Brad DeLong brings up this very important question here. I posted the following in the comments section, but it's not showing up there, so maybe I did it wrong or maybe his system for moderating comments is as slow as mine.

Glimpses at the Freedmen - The Freedmen's Union Industrial School, Richmond, Va. / from a sketch by Jas E. Taylor., 1866


It strikes me that since the 1964 Civil Rights Act and the Voting Rights Act of the following year, we've been in a slow-motion re-litigation of Reconstruction. Those Acts violated the conservative sense of propriety about the positional status of racial groups. We now have a Republican Party that is based in the South and relies in presidential races on whites for almost 90% of it's votes.

http://www.thenation.com/article/170841/exclusive-lee-atwaters-infamous-1981-interview-southern-strategy


You start out in 1954 by saying, “Nigger, nigger, nigger.” By 1968 you can’t say “nigger”—that hurts you, backfires. So you say stuff like, uh, forced busing, states’ rights, and all that stuff, and you’re getting so abstract. Now, you’re talking about cutting taxes, and all these things you’re talking about are totally economic things and a byproduct of them is, blacks get hurt worse than whites.… “We want to cut this,” is much more abstract than even the busing thing, uh, and a hell of a lot more abstract than “Nigger, nigger.”


That's from a 1981 interview with Lee Attwater. When you consider some of the racial symbolism on the signs at Tea Party rallies, you can see that the alleged economic agenda of the party is really an outgrowth of the ethnic panic some whites are experiencing in a nation soon to be majority non-white, a panic Attwater would have understood easily and exploited masterfully.

In short, for many, the people losing ground in the last 30 years have had a ready scapegoat in those than whom they used to automatically have greater status. The very rich who are politically active have shown themselves adept in dividing different groups of the 99% and exploiting their anxieties. They develop agnotology as a science to create exactly the right kind of ignorance.

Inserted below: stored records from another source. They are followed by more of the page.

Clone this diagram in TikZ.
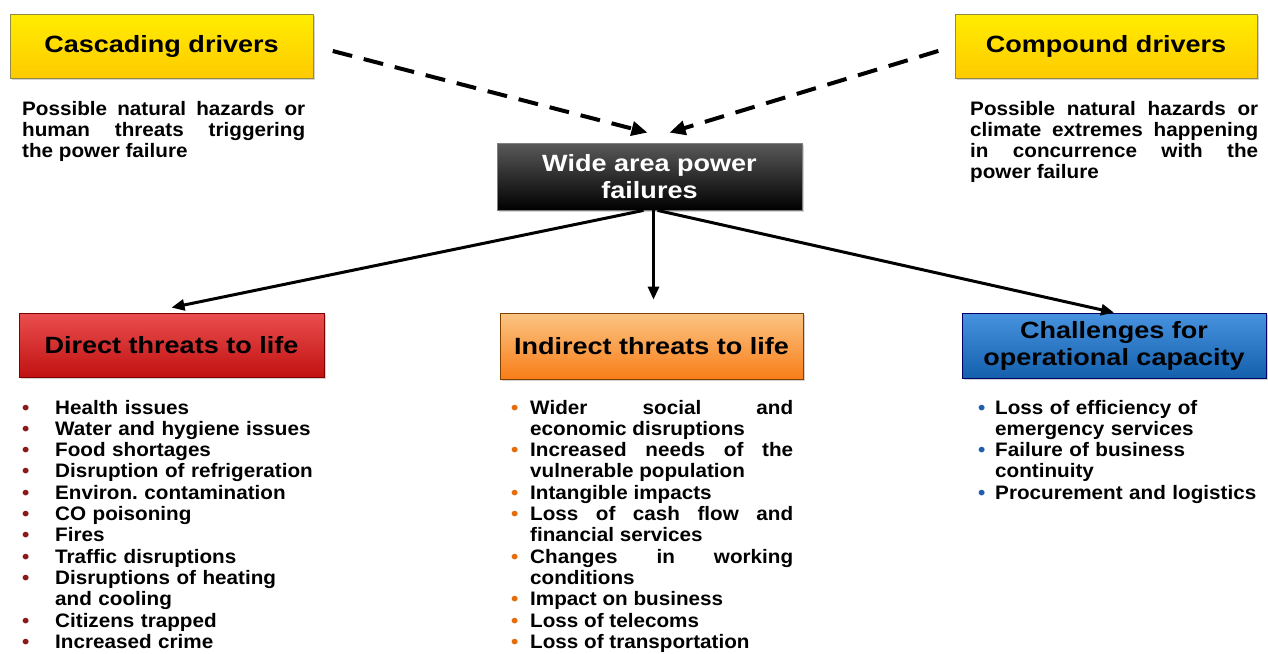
\documentclass[tikz,border=0pt]{standalone}
\usepackage{fontspec}
\setmainfont{Liberation Sans}[FakeStretch=1.15]
\newfontfamily\bodyfont{Liberation Sans}[FakeStretch=1.06]
\usepackage{xcolor}
\usetikzlibrary{arrows.meta,shadows}

\definecolor{drvyellow}{HTML}{FFD700}
\definecolor{drvred}{HTML}{E31414}
\definecolor{drvorange}{HTML}{F7941D}
\definecolor{drvblue}{HTML}{1A78D8}
\definecolor{bulred}{HTML}{8B1A1A}
\definecolor{bulorange}{HTML}{E46C0A}
\definecolor{bulblue}{HTML}{1F5FAD}

% one bullet line: colour, hanging indent
\newcommand{\itm}[2]{\hangindent=#2\hangafter=1\noindent\makebox[#2][l]{\textcolor{#1}{\textbullet}}}

\begin{document}
\begin{tikzpicture}[x=1pt,y=-1pt,
  box/.style={minimum height=64pt, inner sep=0pt, align=center, line width=0.8pt,
    font=\fontsize{23.5}{27}\selectfont\bfseries,
    drop shadow={shadow xshift=2pt,shadow yshift=-2pt,opacity=0.35}},
  yellowbox/.style={box, draw=yellow!50!black, top color=yellow!55!drvyellow, middle color=drvyellow, bottom color=drvyellow!85!orange},
  redbox/.style={box, draw=red!50!black, top color=drvred!75!white, middle color=drvred, bottom color=drvred!85!black},
  orangebox/.style={box, draw=orange!50!black, top color=drvorange!55!white, middle color=drvorange, bottom color=drvorange!85!red},
  bluebox/.style={box, draw=blue!40!black, top color=drvblue!80!white, middle color=drvblue, bottom color=drvblue!80!black},
  blackbox/.style={box, draw=gray, top color=gray!70!black, middle color=black, bottom color=black, text=white},
  bodytext/.style={inner sep=0pt, anchor=base west, font=\bodyfont\fontsize{19.5}{21.3}\selectfont\bfseries\frenchspacing},
  dasharrow/.style={line width=4pt, dash pattern=on 20pt off 12pt, -{Triangle[length=16pt,width=14pt]}},
  solidarrow/.style={line width=3pt, -{Triangle[length=13pt,width=11pt]}}]

\useasboundingbox[fill=white] (0,0) rectangle (1268,653);

% drivers
\node[yellowbox, minimum width=303pt] (casc) at (161.5,46) {Cascading drivers};
\node[yellowbox, minimum width=302pt] (comp) at (1106,46) {Compound drivers};
\node[bodytext, text width=283pt, align=justify] (casctext) at (22,115)
  {Possible natural hazards or\linebreak human threats triggering\linebreak the power failure};
\node[bodytext, text width=288pt, align=justify] (comptext) at (970,115)
  {Possible natural hazards or\linebreak climate extremes happening\linebreak in concurrence with the\linebreak power failure};

% the failure itself
\node[blackbox, minimum width=305pt, minimum height=67pt] (wide) at (649.5,176.5) {Wide area power\\failures};

% consequences
\node[redbox, minimum width=305pt] (direct) at (171.5,345) {Direct threats to life};
\node[orangebox, minimum width=303pt, minimum height=66pt] (indirect) at (651.5,346) {Indirect threats to life};
\node[bluebox, minimum width=304pt, minimum height=65pt] (chall) at (1114,345.5) {Challenges for\\operational capacity};

% lists
\node[bodytext, text width=320pt, align=left] (directlist) at (22,414)
  {\itm{bulred}{33pt}Health issues\par
   \itm{bulred}{33pt}Water and hygiene issues\par
   \itm{bulred}{33pt}Food shortages\par
   \itm{bulred}{33pt}Disruption of refrigeration\par
   \itm{bulred}{33pt}Environ. contamination\par
   \itm{bulred}{33pt}CO poisoning\par
   \itm{bulred}{33pt}Fires\par
   \itm{bulred}{33pt}Traffic disruptions\par
   \itm{bulred}{33pt}Disruptions of heating\newline and cooling\par
   \itm{bulred}{33pt}Citizens trapped\par
   \itm{bulred}{33pt}Increased crime};
\node[bodytext, text width=282pt, align=justify] (indirectlist) at (511,414)
  {\itm{bulorange}{19pt}Wider social and\linebreak economic disruptions\par
   \itm{bulorange}{19pt}Increased needs of the\linebreak vulnerable population\par
   \itm{bulorange}{19pt}Intangible impacts\par
   \itm{bulorange}{19pt}Loss of cash flow and\linebreak financial services\par
   \itm{bulorange}{19pt}Changes in working\linebreak conditions\par
   \itm{bulorange}{19pt}Impact on business\par
   \itm{bulorange}{19pt}Loss of telecoms\par
   \itm{bulorange}{19pt}Loss of transportation};
\node[bodytext, text width=295pt, align=left] (challlist) at (978,414)
  {\itm{bulblue}{17pt}Loss of efficiency of\newline emergency services\par
   \itm{bulblue}{17pt}Failure of business\newline continuity\par
   \itm{bulblue}{17pt}Procurement and logistics};

% dashed arrows into the failure
\draw[dasharrow, shorten <=20pt] (casc.east) -- ([xshift=-2pt,yshift=10pt]wide.north);
\draw[dasharrow, shorten <=17pt] (comp.west) -- ([xshift=20pt,yshift=10pt]wide.north);

% arrows out of it
\draw[solidarrow] ([xshift=-6pt]wide.south) -- ([yshift=5pt]direct.north);
\draw[solidarrow] ([xshift=4pt]wide.south) -- ([xshift=2pt,yshift=13pt]indirect.north);
\draw[solidarrow] ([xshift=8pt]wide.south) -- (chall.north);
\end{tikzpicture}
\end{document}
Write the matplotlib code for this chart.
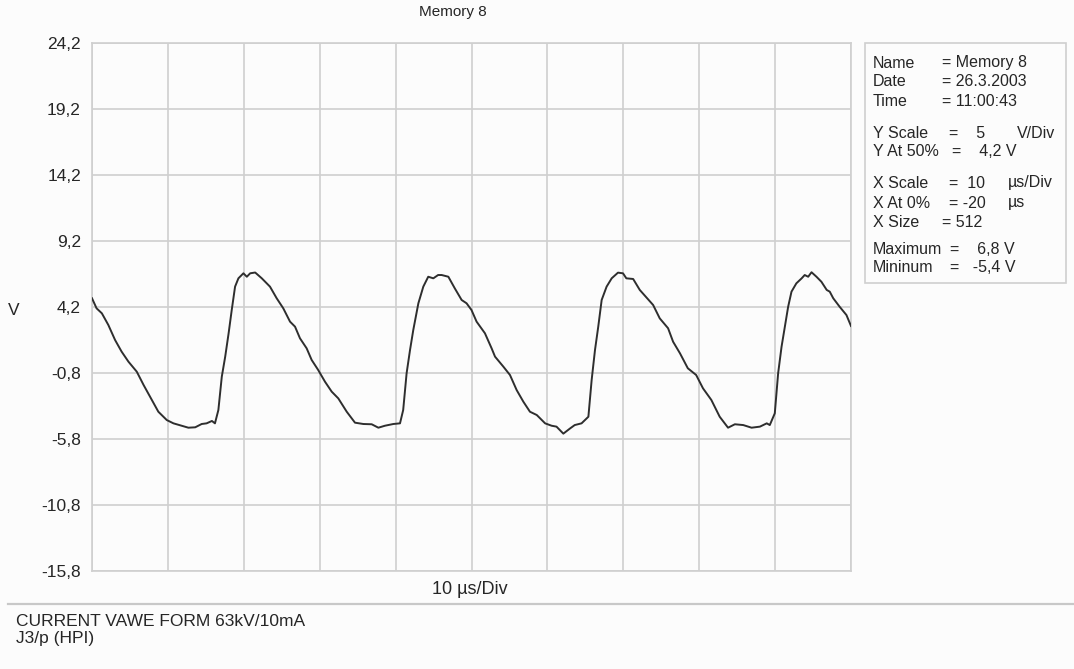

The result is a kind of politics waged as war by other means, in which even a zero-sum gain is often out of reach, with one side willing to take a loss if it hurts the other side more.

In addition, of course, we've tried out many of the solutions to inequity that were proposed in the Gilded Age. Marxism and Fabian socialism proved to be a bust. Unemployment insurance, food stamps, and Social Security have made economic busts more tolerable.

But changing demographics mean that the coalition that has brought Republicans so much success over the past 40 years or so is unlikely to be as successful in the future, which makes me wonder if inequity is waiting in the wings as our next obsession on the national agenda.